Bien qu'il n'ait pas encore été possible de déchiffrer l'écriture de la vallée de l'Indus, la majorité des chercheurs qui l'ont étudiée s'accordent sur un certain nombre de points:
- L'écriture de la vallée de l'Indus était généralement écrite de droite à gauche. C'est le cas dans la plupart des exemples trouvés, mais il y a quelques exceptions où l'écriture est bidirectionnelle, ce qui signifie que le sens de l'écriture est dans une direction sur une ligne et dans la direction opposée sur la ligne suivante.
- La représentation de certaines valeurs numériques a été identifiée. Une unité unique était représentée par un trait vers le bas, tandis que des demi-cercles étaient utilisés pour les unités de dix.
- L'écriture de la vallée de l'Indus combinait à la fois des signes verbaux et des symboles à valeur phonétique. Ce type de système d'écriture est connu sous le nom de "logo-syllabique", où certains symboles expriment des idées ou des mots tandis que d'autres représentent des sons. Ce point de vue s'appuie sur le fait qu'environ 400 signes ont été identifiés, ce qui rend peu probable que l'écriture de la vallée de l'Indus ait été uniquement phonétique. Cependant, si l'hypothèse selon laquelle les centaines de signes peuvent être réduits à 39 seulement est vraie, cela signifie que l'écriture de la vallée de l'Indus pourrait être uniquement phonétique.
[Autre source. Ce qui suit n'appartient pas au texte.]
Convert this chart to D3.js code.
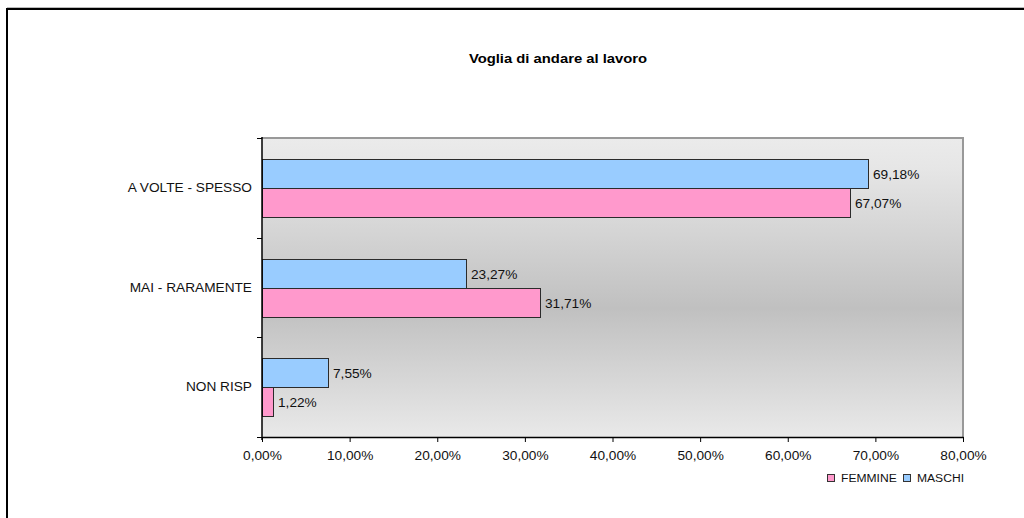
<!DOCTYPE html>
<html><head><meta charset="utf-8">
<script src="https://cdn.jsdelivr.net/npm/d3@7"></script>
<style>
html,body{margin:0;padding:0;background:#fff;}
svg{display:block;font-family:Arial,"Liberation Sans",sans-serif;}
</style></head>
<body>
<svg id="chart" width="1024" height="518"></svg>
<script>
const title = "Voglia di andare al lavoro";
const categories = ["A VOLTE - SPESSO", "MAI - RARAMENTE", "NON RISP"];
const seriesNames = ["MASCHI", "FEMMINE"];
const maschi = [69.18, 23.27, 7.55];
const femmine = [67.07, 31.71, 1.22];
const xTicks = [0, 10, 20, 30, 40, 50, 60, 70, 80];
const legendOrder = ["FEMMINE", "MASCHI"];
const colors = {MASCHI: "#99ccff", FEMMINE: "#ff99cc"};

const fmt = v => v.toFixed(2).replace(".", ",") + "%";
const SX = 1.14;

const svg = d3.select("#chart");
const L = 262, R = 963, T = 138, B = 437;

// outer frame
svg.append("line").attr("x1", 7).attr("x2", 1024).attr("y1", 7.5).attr("y2", 7.5).attr("stroke", "#bbb").attr("stroke-width", 1);
svg.append("path").attr("d", "M7,518V9H1024").attr("fill", "none").attr("stroke", "#000").attr("stroke-width", 2);

// gradient
const defs = svg.append("defs");
const g = defs.append("linearGradient").attr("id", "bg").attr("x1", 0).attr("x2", 0).attr("y1", 0).attr("y2", 1);
g.append("stop").attr("offset", "0%").attr("stop-color", "#ebebeb");
g.append("stop").attr("offset", "10%").attr("stop-color", "#e6e6e6");
g.append("stop").attr("offset", "57%").attr("stop-color", "#c0c0c0");
g.append("stop").attr("offset", "100%").attr("stop-color", "#e9e9e9");

const x = d3.scaleLinear().domain([0, 80]).range([L, R]);
const y = d3.scaleBand().domain(categories).range([T, B]).paddingInner(0).paddingOuter(0);
const ys = d3.scaleBand().domain(seriesNames).range([0, y.bandwidth()]).paddingInner(0).paddingOuter(0.72);

svg.append("rect").attr("x", L).attr("y", T).attr("width", R - L).attr("height", B - T).attr("fill", "url(#bg)");
// plot border (top, right)
svg.append("path").attr("d", `M${L},${T}H${R}V${B}`).attr("fill", "none").attr("stroke", "#999").attr("stroke-width", 2);

// title
svg.append("text").attr("transform", `translate(558,63) scale(${SX},1)`).attr("text-anchor", "middle")
  .attr("font-size", 13).attr("font-weight", "bold").attr("fill", "#000").text(title);

// bars
const data = categories.map((c, i) => ({c, MASCHI: maschi[i], FEMMINE: femmine[i]}));
const grp = svg.append("g");
data.forEach(d => {
  seriesNames.forEach(s => {
    const y0 = Math.round(y(d.c) + ys(s)) + 0.5;
    const h = Math.round(ys.bandwidth());
    const w = Math.round(x(d[s]) - x(0));
    grp.append("rect").attr("x", x(0) + 0.5).attr("y", y0).attr("width", Math.max(w, 1)).attr("height", h)
      .attr("fill", colors[s]).attr("stroke", "#2b2b2b").attr("stroke-width", 1);
    grp.append("text").attr("transform", `translate(${x(0) + w + 5},${y0 + h / 2 + 4.5}) scale(${SX},1)`)
      .attr("font-size", 12).attr("fill", "#111").text(fmt(d[s]));
  });
});

// x axis
const xAxis = d3.axisBottom(x).tickValues(xTicks).tickSize(5).tickSizeOuter(0).tickPadding(9).tickFormat(fmt);
const xa = svg.append("g").attr("transform", `translate(0,${B})`).call(xAxis);
xa.select(".domain").attr("stroke", "#000").attr("stroke-width", 1.5);
xa.selectAll(".tick line").attr("stroke", "#000");
xa.selectAll(".tick text").attr("font-size", 12).attr("font-family", "Arial, 'Liberation Sans', sans-serif")
  .attr("fill", "#111").attr("transform", `scale(${SX},1)`);

// y axis (ticks at band boundaries)
const bounds = categories.map(c => y(c)).concat([y.range()[1]]);
svg.append("line").attr("x1", L).attr("x2", L).attr("y1", T - 1).attr("y2", B + 3).attr("stroke", "#000").attr("stroke-width", 1.5);
svg.selectAll(".ytick").data(bounds).enter().append("line")
  .attr("x1", L - 5).attr("x2", L).attr("y1", d => Math.round(d) + 0.5).attr("y2", d => Math.round(d) + 0.5)
  .attr("stroke", "#000");
svg.selectAll(".ylab").data(categories).enter().append("text")
  .attr("transform", d => `translate(252,${y(d) + y.bandwidth() / 2 + 4}) scale(${SX},1)`)
  .attr("text-anchor", "end").attr("font-size", 12).attr("fill", "#111").text(d => d);

// legend
const legX = [827, 903];
legendOrder.forEach((s, i) => {
  svg.append("rect").attr("x", legX[i] + 0.5).attr("y", 474.5).attr("width", 7).attr("height", 7)
    .attr("fill", colors[s]).attr("stroke", "#333").attr("stroke-width", 1);
  svg.append("text").attr("transform", `translate(${legX[i] + 14},481.5) scale(1.1,1)`)
    .attr("font-size", 11).attr("fill", "#111").text(s);
});
</script>
</body></html>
Déclin de l'écriture de la vallée de l'Indus
Vers 1800 avant notre ère, la civilisation de la vallée de l'Indus commença à décliner. Dans le cadre de ce processus, l'écriture commença à disparaître. La civilisation de la vallée de l'Indus s'éteignit en même temps que l'écriture qu'elle avait inventée. La culture védique qui allait dominer l'Inde du Nord pendant les siècles à venir n'avait pas de système d'écriture et n'adopta pas non plus l'écriture de la vallée de l'Indus. En fait, l'Inde devrait attendre plus de 1 000 ans pour voir le retour de l'écriture.